On the activities of the association, he explained that it was set up to gradually begin to sanitise the market and demonstrate to the world that the business is a professional one.
“From the reception we are getting, it shows we are being recognised. Last year, for instance, we had about 150 participants and 50 exhibitors. This year, there are improvements on that. So hopefully, down the line, we will be able to get it to work properly. That is why we want to do it through the registered association, recognised by the African Outsourcing Association and the federal government of Nigeria, which is AOPN.”
In distinguishing the two business concepts, he said: “Outsourcing principally means ceding a business process to somebody or an organisation outside your business. A simple example is, if I was to outsource this event to an event manager, I will tell them I need 30 exhibition booths, for 150 people.
“We want to start at 9; give me your bills. Whether they set up over-night or three days ago, nothing of that is my concern. In contracting you are involved, you are the one telling them what you want. ‘I want a certain good ten by ten.’ ‘You must make a wall clock to a certain specification.’ When you outsource, what you measure is the result, not the process.”

Need for Professionalism
Meanwhile, through the presentation titled, ‘Outsourcing and the Need for the Outsourcing Professional’, Adetu noted that outsourcing providers need to develop proper business strategies because the industry needs a systematic approach.

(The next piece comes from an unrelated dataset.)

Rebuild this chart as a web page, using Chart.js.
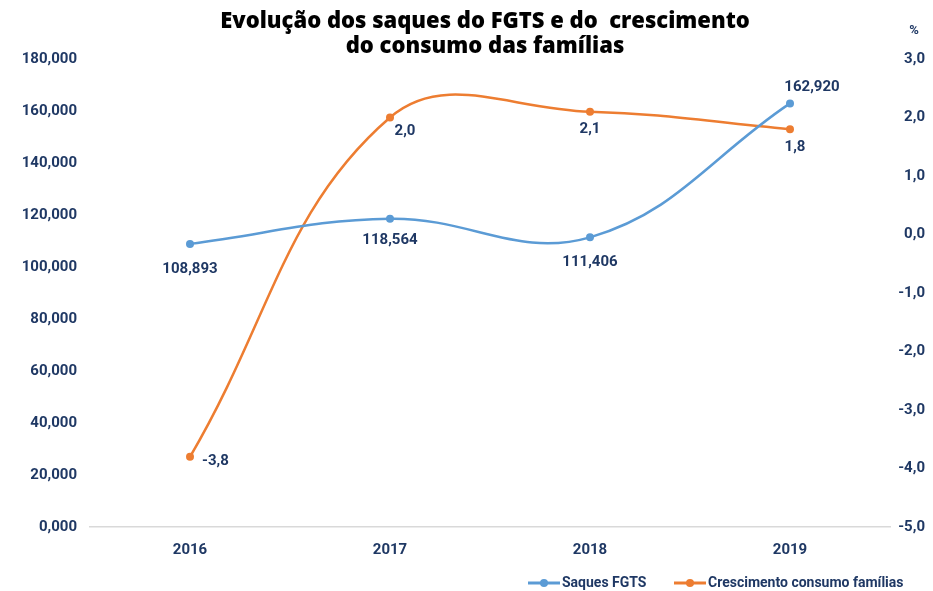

He said: “Outsourcing users will always want to choose well-funded and large scale outsourcing vendors with good track record for service and support. Some of the outsourcing practitioners have no scale, skill, or idea of the service they propose to offer. In fact, many outsourcing providers are traders instead of professionals, because of the way and manner they comport themselves in business.
“Also, outsourcing as a concept in business in Nigeria has been abused. Graduates with little or no experience have taken to outsourcing in a bid to cut-corners to make money. This practice has soiled the image of outsourcing professionals and there is need to remedy this if there is going to be standard in the industry,” he added.
He harped on the need for outsourcing providers to start thinking of forming mergers to build scale and noted that if they don’t do this, outsider will come and take over the industry, adding: “In the outsourcing world, scale is non-negotiable”.

The Human Resource Director, Flour Mills Nigeria Plc, Mary Uria, who has had robust interaction with outsourcing providers, commended the organisers of the event, stating that when her company ventured into outsourcing in 2005, there was a dearth of professionals in the industry.
She noted that it is good that professionalism is now being infused in the industry and that it will help the country and business in the long run.